Schools will be forced to take responsibility for pupils they expel in a new trial piloted by the government.
The new scheme was revealed on Monday and will see around 300 - or one in 10 - secondary schools and their head teachers decide where the excluded children are taught.
Under the current system, it is parents who are responsible for the first five days after their child is permanently excluded. The responsibility then passes on to the local authority to find the child full-time education. This may either be in a pupil referral unit or an organisation which specialises in improving behaviour or vocational subjects.
Now it will be the responsibility of the head teacher to choose the alternative provision. The school will receive the funding which would usually have been allocated to the relevant local authority.
According to the Department for Education (DfE), 5,020 secondary school students were permanently excluded in the school year 2009/10. Recent figures show only 1.4 per cent of pupils excluded and sent to alternative provision achieved five "good" GCSEs, including maths and English.
Schools Minister Nick Gibb said improving behaviour in schools remained a "key priority" for the government and the statistics were "not good enough".
"We support head teachers who permanently exclude those children who persistently disrupt the education of others or who bully other children", he said.
"We need to ensure, however, exclusion does not lead those children to abandon education," Gibb added. "The quality of education for permanently excluded children is so poor that scarcely any achieve the minimum level of qualifications they need to succeed."
It has not yet been made known how many pupils have been excluded in the past academic year.
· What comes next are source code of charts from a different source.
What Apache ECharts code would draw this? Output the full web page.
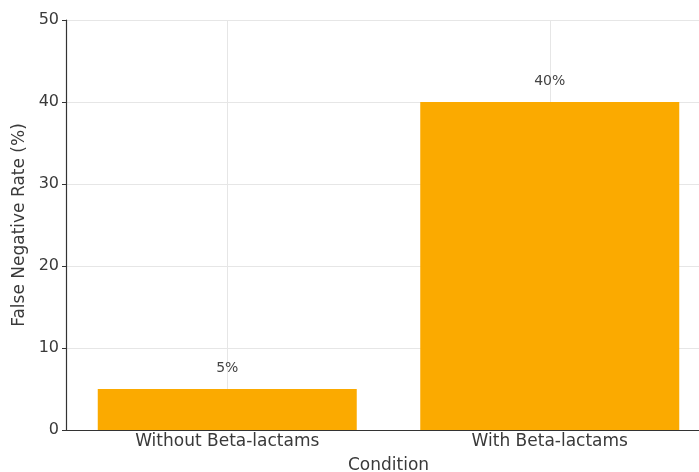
<!DOCTYPE html>
<html>
<head>
<meta charset="utf-8">
<script src="https://cdn.jsdelivr.net/npm/echarts@6/dist/echarts.min.js"></script>
<style>
  html, body { margin: 0; padding: 0; background: #fff; }
  #chart { width: 699px; height: 472px; }
</style>
</head>
<body>
<div id="chart"></div>
<script>
const categories = ['Without Beta-lactams', 'With Beta-lactams'];
const rates = [5, 40];
const yTicks = [0, 10, 20, 30, 40, 50];

const chart = echarts.init(document.getElementById('chart'));

const option = {
  animation: false,
  textStyle: { fontFamily: 'DejaVu Sans' },
  grid: { left: 66, width: 645, top: 20, bottom: 42, containLabel: false, outerBoundsMode: 'none' },
  xAxis: {
    type: 'category',
    data: categories,
    name: 'Condition',
    nameLocation: 'middle',
    nameGap: 27,
    nameTextStyle: { fontSize: 17, color: '#3a3a3a' },
    axisLine: { lineStyle: { color: '#333', width: 1.2 } },
    axisTick: { alignWithLabel: true, length: 4, lineStyle: { color: '#333' } },
    axisLabel: { fontSize: 17, color: '#3a3a3a', margin: 3 },
    splitLine: { show: false }
  },
  yAxis: {
    type: 'value',
    min: yTicks[0],
    max: yTicks[yTicks.length - 1],
    interval: 10,
    name: 'False Negative Rate (%)',
    nameLocation: 'middle',
    nameGap: 33,
    nameTextStyle: { fontSize: 17, color: '#3a3a3a' },
    axisLine: { show: true, lineStyle: { color: '#333', width: 1.2 } },
    axisTick: { show: true, length: 4, lineStyle: { color: '#333' } },
    axisLabel: { fontSize: 16, color: '#3a3a3a', margin: 7 },
    splitLine: { lineStyle: { color: '#e6e6e6', width: 1 } }
  },
  series: [
    {
      type: 'bar',
      data: rates,
      barWidth: 259,
      z: 2,
      itemStyle: { color: '#FBAA00' },
      label: {
        show: true,
        position: 'top',
        distance: 14,
        fontSize: 14,
        color: '#444',
        formatter: p => p.value + '%'
      },
      markLine: {
        silent: true,
        symbol: ['none', 'none'],
        label: { show: false },
        z: 1,
        lineStyle: { color: '#e6e6e6', type: 'solid', width: 1 },
        data: categories.map(c => ({ xAxis: c }))
      }
    }
  ]
};

chart.setOption(option);
</script>
</body>
</html>
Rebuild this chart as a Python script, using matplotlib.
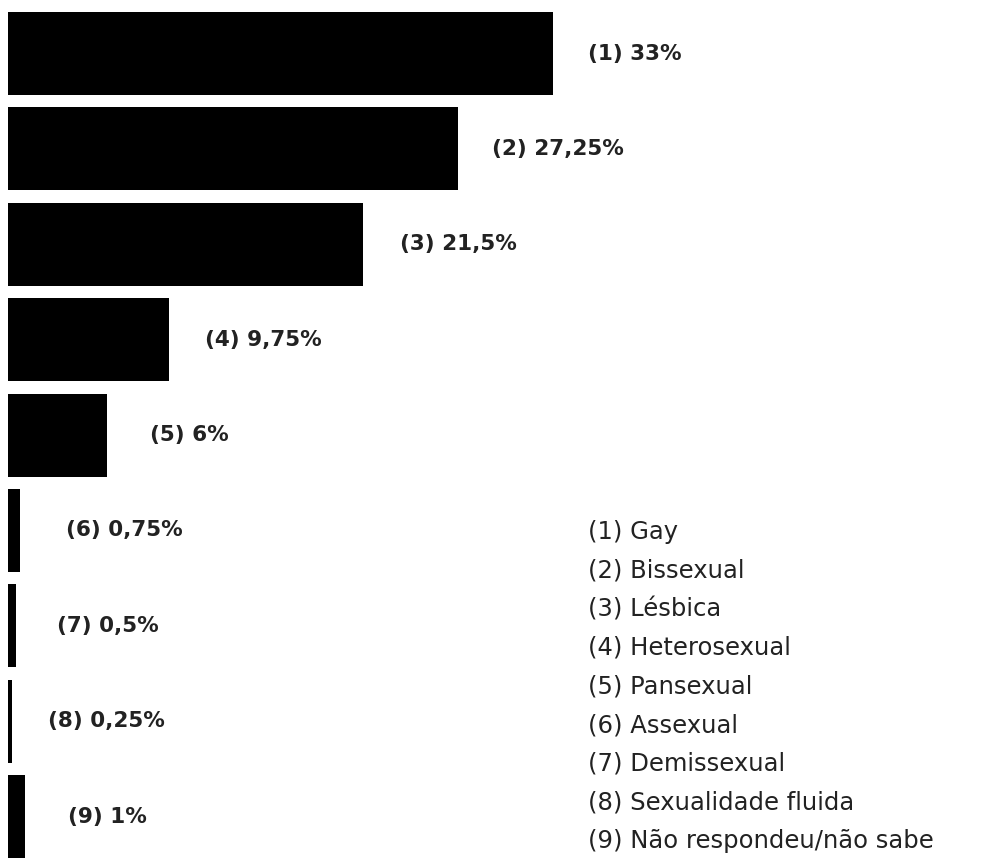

Around 3,000 secondary students who are at risk of being expelled from school will be affected in the trial, which will last for three years and see seven local authorities participating. Derbyshire, Lancashire and East Sussex are among those involved.
General secretary of the Association of School and College Leaders (ASCL) Brian Lightman said: "We have significant concerns about these proposals.
Schools need to be able to exclude pupils sometimes and we are most anxious no deterrents are put in place which would stop schools from the decision they make rarely, but need to be able to make."
Lightman added the association was pleased the government decided to pilot the new scheme and did not "rush into" the initiative.
"We will be watching this pilot with interest", he added. "The key issue will be if sufficient funds are available in order to enable the schools to put in place high quality provision for those pupils."
The government hopes the scheme will encourage schools to intervene at an earlier stage and aid pupils who are at a high risk of being excluded.
Head teachers have the power to permanently exclude a pupil if they have seriously or persistently breached the school behaviour policy and if allowing said pupil to remain at school would seriously harm the education and/or welfare of other students.
Chesterton Community College is taking part in the trial, which will be reviewed at the end of each year and due to finish in July 2014.
Head teacher Mark Patterson said:
"By having more control over alternative provision and the funding, we can have better provision in our own schools for those students who would previously have been permanently excluded or who would have simply ‘dropped out' and then been hard or impossible to re-engage. The system has worked well with referrals to alternative provision falling by 60 per cent over the past three years, which means far fewer students out of school – and that has to be a good thing.”
But there have been concerns raised over adding extra responsibilities to the already-full plate of secondary school heads.
Sue, a 56-year-old mother from Brighton, has two children at her local secondary school and expressed concern over the proposed changes.
"Head teachers already have to shoulder a huge burden. I'm worried they will now spend the majority of their time trying to place disruptive children, rather than taking care of the children who behave themselves and deserve to be at school."